Iran warns of massive pollution from oil exploration

Iran’s top environmental official has warned that severe pollution is threatening the Persian Gulf and calls for an international patrol force.


“The Persian Gulf is facing severe ecological pollution as a result of oil extraction as well as other economic activities,” Iranian Vice-President and Head of the Department of the Environment, Masoumeh Ebtekar said on 29 January.

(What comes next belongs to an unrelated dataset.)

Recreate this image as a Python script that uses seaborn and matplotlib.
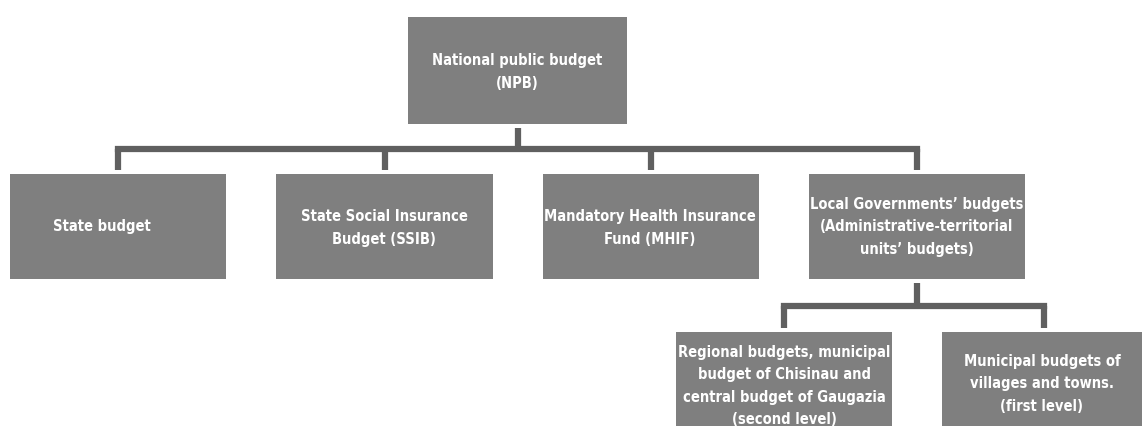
import matplotlib
matplotlib.use("Agg")
import matplotlib.pyplot as plt
from matplotlib.patches import Rectangle
import seaborn as sns

sns.set_style("white")
plt.rcParams['font.family'] = ['DejaVu Sans']

# box labels, one entry per node of the budget structure
labels = [
    "National public budget\n(NPB)",
    "State budget",
    "State Social Insurance\nBudget (SSIB)",
    "Mandatory Health Insurance\nFund (MHIF)",
    "Local Governments\u2019 budgets\n(Administrative-territorial\nunits\u2019 budgets)",
    "Regional budgets, municipal\nbudget of Chisinau and\ncentral budget of Gaugazia\n(second level)",
    "Municipal budgets of\nvillages and towns.\n(first level)",
]
# layout in pixels: left, top, right, bottom
boxes = [
    (408, 18, 627, 125),
    (10, 175, 226, 280),
    (276, 175, 493, 280),
    (543, 175, 759, 280),
    (809, 175, 1025, 280),
    (676, 333, 892, 430),
    (942, 333, 1145, 430),
]
text_xy = [
    (517, 72), (102, 227), (384, 228), (650, 228), (917, 227), (784, 386), (1042, 384),
]
spacing = [1.65, 1.6, 1.7, 1.7, 1.65, 1.6, 1.65]
# parent -> children links
links = [(0, [1, 2, 3, 4]), (4, [5, 6])]

box_color = "#7f7f7f"
line_color = "#606060"

fig = plt.figure(figsize=(11.42, 4.27), dpi=100)
ax = fig.add_axes([0, 0, 1, 1])
ax.set_xlim(0, 1142)
ax.set_ylim(427, 0)
ax.axis("off")

for (l, t, r, b), lab, (tx, ty), ls in zip(boxes, labels, text_xy, spacing):
    ax.add_patch(Rectangle((l, t), r - l, b - t, facecolor=box_color, edgecolor="none"))
    ax.text(tx, ty, lab, color="white", fontsize=10.5, fontweight="bold",
            fontstretch="condensed", ha="center", va="center", linespacing=ls)

for parent, kids in links:
    pl, pt, pr, pb = boxes[parent]
    px = (pl + pr) / 2
    kid_x = [(boxes[k][0] + boxes[k][2]) / 2 for k in kids]
    kid_top = boxes[kids[0]][1]
    bar_y = pb + (kid_top - pb) * 0.5
    ax.plot([px, px], [pb + 4, bar_y], color=line_color, lw=4.5, solid_capstyle="butt")
    ax.plot([min(kid_x), max(kid_x)], [bar_y, bar_y], color=line_color, lw=4.5,
            solid_capstyle="projecting")
    for kx in kid_x:
        ax.plot([kx, kx], [bar_y, kid_top - 4], color=line_color, lw=4.5, solid_capstyle="butt")

fig.savefig("out.png", dpi=100)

She warned that if the coastal states of the waters, which include the rich Gulf States, did not take measures to check the current trend of the sea’s pollution, serious damage would be inflicted to its rich aquatic resources.

Ebtekar suggested that a marine guard squad, with the participation of all regional states, be formed to reinforce control of the traffic of oil tankers and ships in the sea and added that regular patrols conducted by Iran to protect the sea’s ecology over the last two years have produced good results.

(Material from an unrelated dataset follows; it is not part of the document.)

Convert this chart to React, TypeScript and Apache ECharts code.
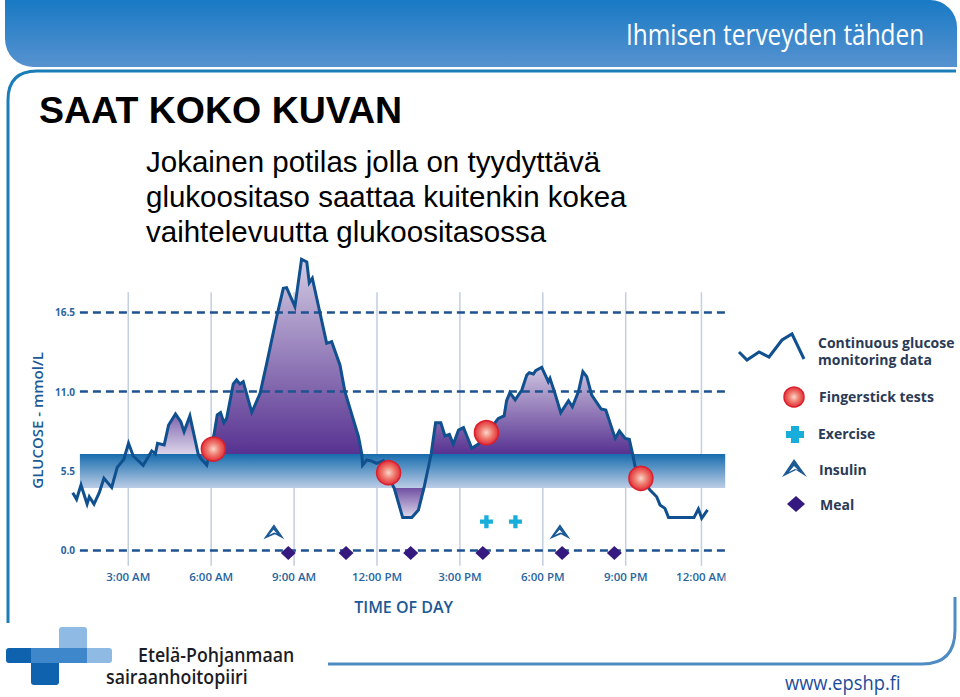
import React, { useEffect, useRef } from "react";
import * as echarts from "echarts";

// ---- Chart data ----
const hours = [0.99,1.13,1.29,1.51,1.59,1.76,1.95,2.12,2.40,2.60,2.84,3.01,3.18,3.54,3.85,3.98,4.06,4.30,4.46,4.71,4.90,5.02,5.23,5.53,5.62,5.84,5.93,6.10,6.22,6.34,6.46,6.56,6.80,6.92,7.04,7.16,7.47,7.77,8.01,8.37,8.61,8.73,9.03,9.27,9.46,9.55,9.66,10.18,10.36,10.66,10.84,11.33,11.45,11.48,11.63,11.77,11.99,12.23,12.42,12.59,12.62,12.93,13.26,13.50,13.62,13.70,13.96,14.12,14.31,14.46,14.62,14.76,14.95,15.13,15.43,15.67,15.97,16.39,16.60,16.69,16.81,17.00,17.24,17.42,17.51,17.66,17.74,17.96,18.20,18.26,18.44,18.65,18.93,19.07,19.29,19.45,19.59,19.77,20.11,20.28,20.62,20.77,20.98,21.13,21.25,21.34,21.54,21.88,22.12,22.24,22.42,22.55,23.47,23.63,23.75,23.96];
const glucose = [3.98,3.52,4.51,3.19,3.70,3.19,3.98,4.98,4.35,5.74,6.30,7.41,6.53,5.88,6.88,6.67,7.41,7.29,8.68,9.44,8.91,8.22,9.31,6.67,6.37,5.90,6.67,7.99,9.38,9.54,8.84,9.14,11.53,11.81,11.53,11.69,9.56,10.88,12.96,16.20,18.17,18.22,16.90,20.19,20.00,18.56,18.87,14.35,14.47,12.85,11.00,7.87,6.67,5.90,6.25,6.20,6.02,6.20,5.37,4.40,4.31,2.25,2.25,2.78,3.70,4.31,6.67,8.84,8.84,7.92,8.03,7.34,8.33,8.50,7.06,7.36,8.10,9.14,9.31,10.37,10.93,10.42,11.11,12.15,12.31,12.22,12.45,12.69,11.69,11.92,10.88,9.54,10.37,9.95,11.00,12.38,12.04,10.76,9.79,9.72,7.75,8.26,7.75,7.69,6.67,5.79,4.98,4.17,3.70,3.13,2.89,2.25,2.25,2.85,2.20,2.78];

const tickHours = [3, 6, 9, 12, 15, 18, 21, 23.74];
const tickLabels = ["3:00 AM","6:00 AM","9:00 AM","12:00 PM","3:00 PM","6:00 PM","9:00 PM","12:00 AM"];
const yTicks = [0, 5.5, 11, 16.5];
const dashedLevels = [0, 11, 16.5];
const bandTop = 6.67;
const bandBottom = 4.31;
const bandStart = 1.25;
const bandEnd = 24.6;

const fingerHours = [6.08, 12.42, 15.96, 21.55];
const fingerValues = [7.01, 5.37, 8.15, 4.98];
const exerciseHours = [15.96, 17.01];
const exerciseValues = [1.97, 1.97];
const insulinHours = [8.27, 18.62];
const insulinValues = [1.26, 1.26];
const mealHours = [8.79, 10.88, 13.22, 15.83, 18.70, 20.59];
const mealValues = [-0.2, -0.2, -0.2, -0.2, -0.2, -0.2];

const AXIS_BLUE = "#1c5a96";
const LINE_BLUE = "#10508f";
const TICK_FONT = "Open Sans";

const zipped = (xs: number[], ys: number[]) => xs.map((x, i) => [x, ys[i]]);
const slice = (from: number, to: number) => zipped(hours, glucose).filter((p) => p[0] >= from && p[0] <= to);
const grad = (top: string, bottom: string) => ({
  type: "linear", x: 0, y: 0, x2: 0, y2: 1,
  colorStops: [{ offset: 0, color: top }, { offset: 1, color: bottom }],
});
const ballFill = () => ({
  type: "radial", x: 0.5, y: 0.5, r: 0.5,
  colorStops: [{ offset: 0, color: "#fad6cd" }, { offset: 0.5, color: "#ef7d6f" }, { offset: 1, color: "#e2303a" }],
});

const CROSS = "path://M6 0H12V6H18V12H12V18H6V12H0V6H6Z";
const INSULIN = "path://M30 0L60 42L33 28L0 42ZM29 15L16 30L31 23L38 25Z";

const LEFT_FRAME = "M8 623L8 100Q8 71 37 71L956 71";
const RIGHT_FRAME = "M328 664L922 664Q955 664 955 630L955 597";

const textEl = (text: string, x: number, y: number, font: string, fill: string, scaleX = 1, lineHeight?: number) => ({
  type: "text", x, y, scaleX, z: 50,
  style: { text, x: 0, y: 0, font, fill, textAlign: "left", textVerticalAlign: "middle", lineHeight },
});

export default function App() {
  const ref = useRef<HTMLDivElement>(null);
  useEffect(() => {
    echarts.graphic.registerShape("frameLeft", echarts.graphic.extendPath(LEFT_FRAME, {}) as any);
    echarts.graphic.registerShape("frameRight", echarts.graphic.extendPath(RIGHT_FRAME, {}) as any);
    const chart = echarts.init(ref.current!, null, { renderer: "svg", width: 960, height: 697 });
    const areaSeries = (name: string, data: number[][], origin: number, top: string, bottom: string) => ({
      type: "line", name, data, showSymbol: false, symbol: "none", z: 3, clip: false,
      lineStyle: { width: 0 }, silent: true,
      areaStyle: { origin, color: grad(top, bottom), opacity: 1 },
    });
    const bold = '700 14px "Open Sans"';
    chart.setOption({
      animation: false,
      backgroundColor: "#ffffff",
      grid: { left: 60, width: 665.2, top: 276.4, height: 288 },
      xAxis: {
        type: "value", min: 0.53, max: 24.6,
        axisLine: { show: false }, axisTick: { show: false }, splitLine: { show: false },
        axisLabel: {
          customValues: tickHours, margin: 6, fontFamily: TICK_FONT, fontSize: 11.5, fontWeight: 600, color: "#28659f",
          hideOverlap: false, showMinLabel: true, showMaxLabel: true,
          formatter: (v: number) => tickLabels[tickHours.indexOf(v)] ?? "",
        },
        name: "TIME OF DAY", nameLocation: "middle", nameGap: 35, nameTextStyle: { fontFamily: TICK_FONT, fontSize: 16, fontWeight: 600, color: AXIS_BLUE, padding: [0, 0, 0, 22] },
      },
      yAxis: {
        type: "value", min: -1, max: 19,
        axisLine: { show: false }, axisTick: { show: false }, splitLine: { show: false },
        axisLabel: {
          customValues: yTicks, margin: -15, fontFamily: TICK_FONT, fontSize: 10, fontWeight: 700, color: "#28659f",
          formatter: (v: number) => v.toFixed(1),
        },
        name: "GLUCOSE - mmol/L", nameLocation: "middle", nameGap: 13,
        nameTextStyle: { fontFamily: TICK_FONT, fontSize: 15, fontWeight: 600, color: AXIS_BLUE },
      },
      series: [
        {
          type: "custom", name: "grid", z: 1, silent: true, data: tickHours.map((h) => [h, 0]),
          renderItem: (_p: any, api: any) => {
            const a = api.coord([api.value(0), -1.1]);
            const b = api.coord([api.value(0), 17.9]);
            return { type: "line", shape: { x1: a[0], y1: a[1], x2: b[0], y2: b[1] }, style: { stroke: "#c2cee2", lineWidth: 1.5 } };
          },
        },
        {
          type: "line", name: "levels", data: [], z: 2, silent: true,
          markLine: {
            symbol: "none", silent: true, label: { show: false },
            lineStyle: { color: "#1f5290", width: 2.5, type: [8, 5] },
            data: dashedLevels.map((v) => [{ coord: [bandStart, v] }, { coord: [bandEnd, v] }]),
          },
        },
        areaSeries("bump", slice(3.97, 5.53), bandTop, "#7d63ad", "#dcd5ea"),
        areaSeries("morning", slice(5.93, 11.45), bandTop, "#d3cbe3", "#573291"),
        areaSeries("dip", slice(12.62, 13.70), bandBottom, "#6f4fa3", "#e0daec"),
        areaSeries("afternoon", slice(13.96, 21.25), bandTop, "#cfc6e0", "#573291"),
        {
          type: "custom", name: "target", z: 4, silent: true, data: [[bandStart, bandTop]],
          renderItem: (_p: any, api: any) => {
            const a = api.coord([bandStart, bandTop]);
            const b = api.coord([bandEnd, bandBottom]);
            return {
              type: "rect", shape: { x: a[0], y: a[1], width: b[0] - a[0], height: b[1] - a[1] },
              style: { fill: grad("#166cae", "#bccde6") },
            };
          },
        },
        {
          type: "line", name: "Continuous glucose monitoring data", data: zipped(hours, glucose), z: 5, clip: false,
          showSymbol: false, symbol: "none", lineStyle: { color: LINE_BLUE, width: 3, join: "miter" },
        },
        {
          type: "scatter", name: "Fingerstick tests", data: zipped(fingerHours, fingerValues), z: 6,
          symbol: "circle", symbolSize: 24,
          itemStyle: { color: ballFill(), borderColor: "#d9202c", borderWidth: 1.5, opacity: 1 },
        },
        {
          type: "scatter", name: "Exercise", data: zipped(exerciseHours, exerciseValues), z: 6,
          symbol: CROSS, symbolSize: 13, itemStyle: { color: "#18aedb", opacity: 1 },
        },
        {
          type: "scatter", name: "Insulin", data: zipped(insulinHours, insulinValues), z: 6,
          symbol: INSULIN, symbolSize: [21, 15], itemStyle: { color: "#1c5a96", opacity: 1 },
        },
        {
          type: "scatter", name: "Meal", data: zipped(mealHours, mealValues), z: 6,
          symbol: "diamond", symbolSize: [15, 14], itemStyle: { color: "#35197f", opacity: 1 },
        },
      ],
      graphic: [
        // clip the last tick label at the right edge of the picture
        { type: "rect", z: 40, shape: { x: 725.5, y: 568, width: 11, height: 20 }, style: { fill: "#ffffff" } },
        // header
        { type: "rect", z: 30, shape: { x: 5, y: 0, width: 952, height: 67, r: [0, 27, 0, 28] }, style: { fill: grad("#187ac4", "#5792d0") } },
        { type: "frameLeft", z: 30, style: { fill: "none", stroke: "#1b7db8", lineWidth: 3 } },
        { type: "frameRight", z: 30, style: { fill: "none", stroke: "#4f8cc4", lineWidth: 3 } },
        textEl("Ihmisen terveyden tähden", 626, 33.5, '400 30px "Open Sans"', "#ffffff", 0.813),
        // headings
        textEl("SAAT KOKO KUVAN", 39, 110, 'bold 37.5px "Liberation Sans"', "#000000"),
        textEl("Jokainen potilas jolla on tyydyttävä", 146, 161.5, '29.5px "Liberation Sans"', "#000000"),
        textEl("glukoositaso saattaa kuitenkin kokea", 146, 196.5, '29.5px "Liberation Sans"', "#000000"),
        textEl("vaihtelevuutta glukoositasossa", 146, 231.5, '29.5px "Liberation Sans"', "#000000"),
        // legend
        { type: "polyline", z: 30, shape: { points: [[739,352],[747,360],[759,352],[769,357],[782,340],[792,334],[804,359]] }, style: { fill: "none", stroke: LINE_BLUE, lineWidth: 3 } },
        textEl("Continuous glucose\nmonitoring data", 818, 350.5, bold, "#2b3a55", 1, 17),
        { type: "circle", z: 30, shape: { cx: 794, cy: 397, r: 10 }, style: { fill: ballFill(), stroke: "#d9202c", lineWidth: 1.5 } },
        textEl("Fingerstick tests", 819, 396, bold, "#2b3a55"),
        { type: "polygon", z: 30, shape: { points: [[791,426],[799,426],[799,431],[804,431],[804,438],[799,438],[799,443],[791,443],[791,438],[786,438],[786,431],[791,431]] }, style: { fill: "#18aedb" } },
        textEl("Exercise", 818, 433, bold, "#2b3a55"),
        { type: "polygon", z: 30, shape: { points: [[794,459],[807,477],[796,470],[782,477]] }, style: { fill: "#1c5a96" } },
        { type: "polygon", z: 31, shape: { points: [[794,466],[789,472],[795,469],[798,470]] }, style: { fill: "#ffffff" } },
        textEl("Insulin", 819, 469, bold, "#2b3a55"),
        { type: "polygon", z: 30, shape: { points: [[796,496],[805,504],[796,512],[787,504]] }, style: { fill: "#35197f" } },
        textEl("Meal", 820, 504, bold, "#2b3a55"),
        // logo
        { type: "rect", z: 30, shape: { x: 59, y: 627, width: 28, height: 24, r: [3, 3, 0, 0] }, style: { fill: "#8fbae4" } },
        { type: "rect", z: 30, shape: { x: 31, y: 662, width: 28, height: 23, r: [0, 0, 3, 3] }, style: { fill: "#0f62ae" } },
        { type: "rect", z: 30, shape: { x: 6, y: 648, width: 27, height: 15, r: [3, 0, 0, 3] }, style: { fill: "#0f62ae" } },
        { type: "rect", z: 30, shape: { x: 85, y: 648, width: 27, height: 15, r: [0, 3, 3, 0] }, style: { fill: "#8fbae4" } },
        { type: "rect", z: 31, shape: { x: 31, y: 648, width: 56, height: 15 }, style: { fill: "#3f87cb" } },
        textEl("Etelä-Pohjanmaan", 138, 655, '600 20px "Open Sans"', "#1c1c24", 0.887),
        textEl("sairaanhoitopiiri", 106, 677, '600 20px "Open Sans"', "#1c1c24", 0.887),
        textEl("www.epshp.fi", 785, 683, '400 20px "Open Sans"', "#1b4b9b", 0.915),
      ],
    });
    return () => chart.dispose();
  }, []);
  return <div ref={ref} style={{ position: "absolute", left: 0, top: 0, width: 960, height: 697 }} />;
}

Iran recently fined the owner of a Russian chemicals tanker $62.5m for damages and clean-up costs resulting from the ship’s sinking in the Gulf in 1993.

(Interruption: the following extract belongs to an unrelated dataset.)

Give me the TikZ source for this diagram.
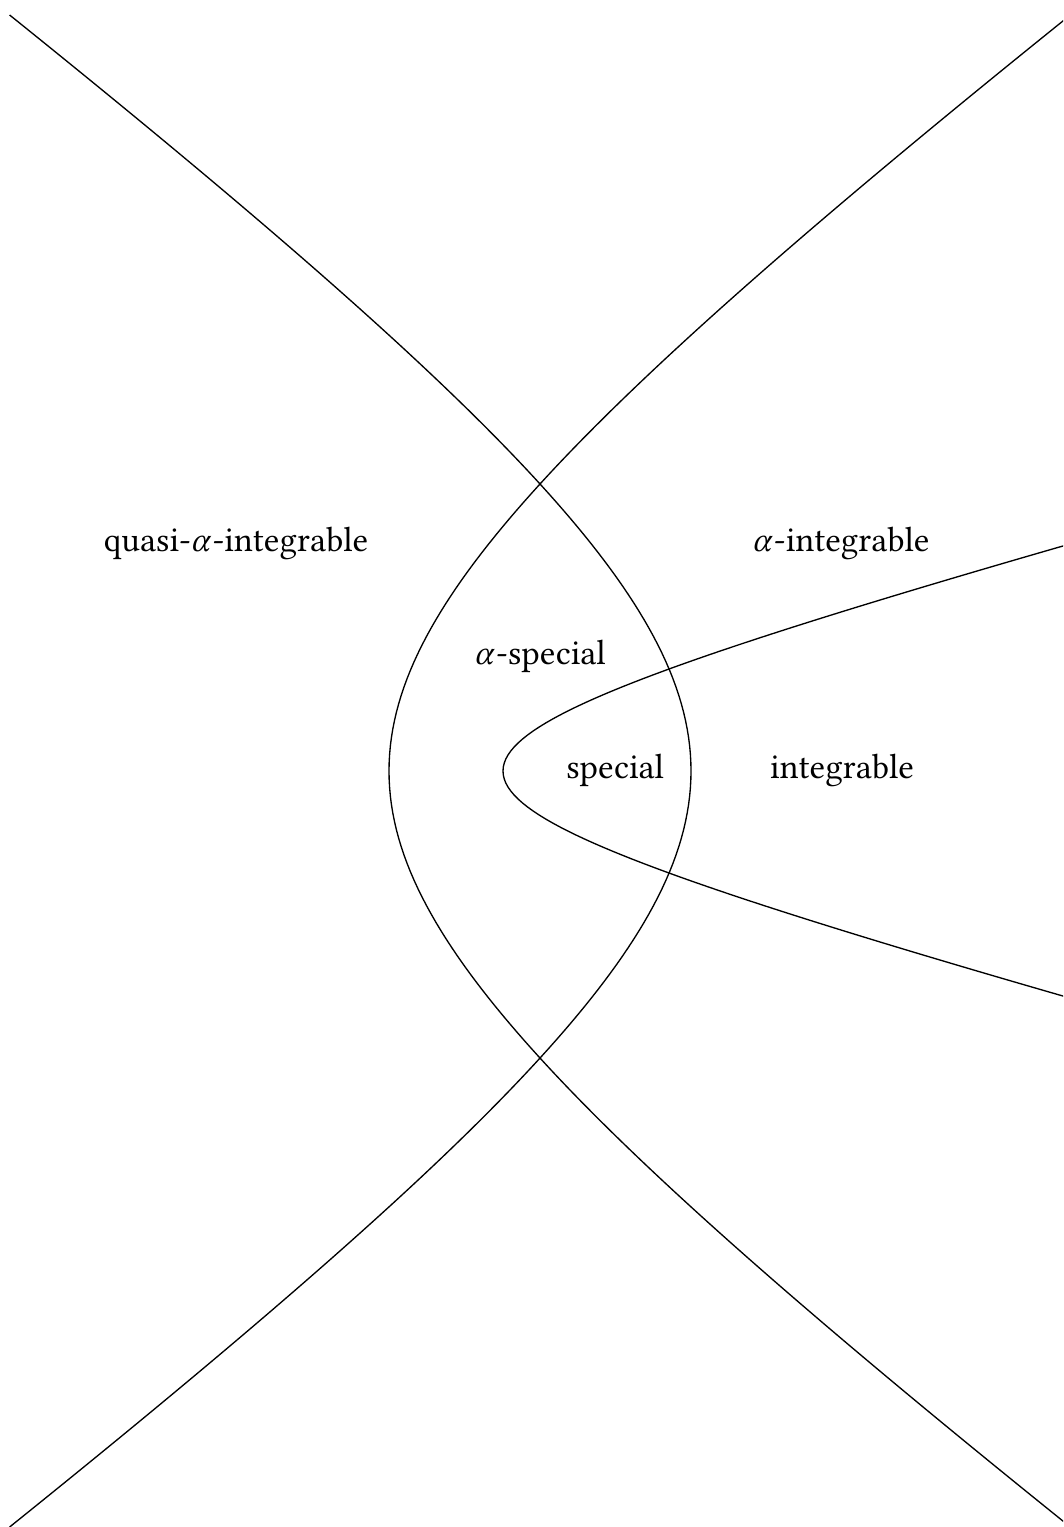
\documentclass[tikz,border=0pt]{standalone}
\usepackage{fontspec}
\setmainfont{Libertinus Serif}
\newcommand{\alp}{\textit{α}\kern0.3pt}
\begin{document}
\begin{tikzpicture}[x=30pt,y=-30pt,
  curve/.style={line width=0.4pt,black},
  lbl/.style={inner sep=0pt,font=\fontsize{10.5}{12.5}\selectfont}]
\useasboundingbox (0,0) rectangle (10.63,15.27);
\clip (0,0) rectangle (10.63,15.27);
% right-opening branch (vertex left)
\draw[curve] plot[domain=-7.56:7.56,samples=181,variable=\t]
  ({-0.29+sqrt(4.18*4.18+1.809*\t*\t)},{7.71+\t});
% left-opening branch (vertex right)
\draw[curve] plot[domain=-7.56:7.56,samples=181,variable=\t]
  ({11.09-sqrt(4.18*4.18+1.809*\t*\t)},{7.71+\t});
% inner curve
\draw[curve] plot[domain=-2.4:2.4,samples=121,variable=\t]
  ({1.41+sqrt(3.62*3.62+14.2*\t*\t)},{7.71+\t});
\node[lbl] (qai) at (2.36,5.43) {quasi-\alp-integrable};
\node[lbl] (ai) at (8.41,5.43) {\alp-integrable};
\node[lbl] (as) at (5.40,6.56) {\alp-special};
\node[lbl] (sp) at (6.15,7.70) {special};
\node[lbl] (in) at (8.42,7.70) {integrable};
\end{tikzpicture}
\end{document}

The United Nations Environment Programme (UNEP) has also warned that approximately 1.2 million barrels of oil are spilled into the Persian Gulf per year and that the area has significantly higher levels of petroleum hydrocarbons than other major oil-drilling regions. It also says that the Gulf’s oil-producing countries generate from two to eight times more hazardous waste per capita than the United States.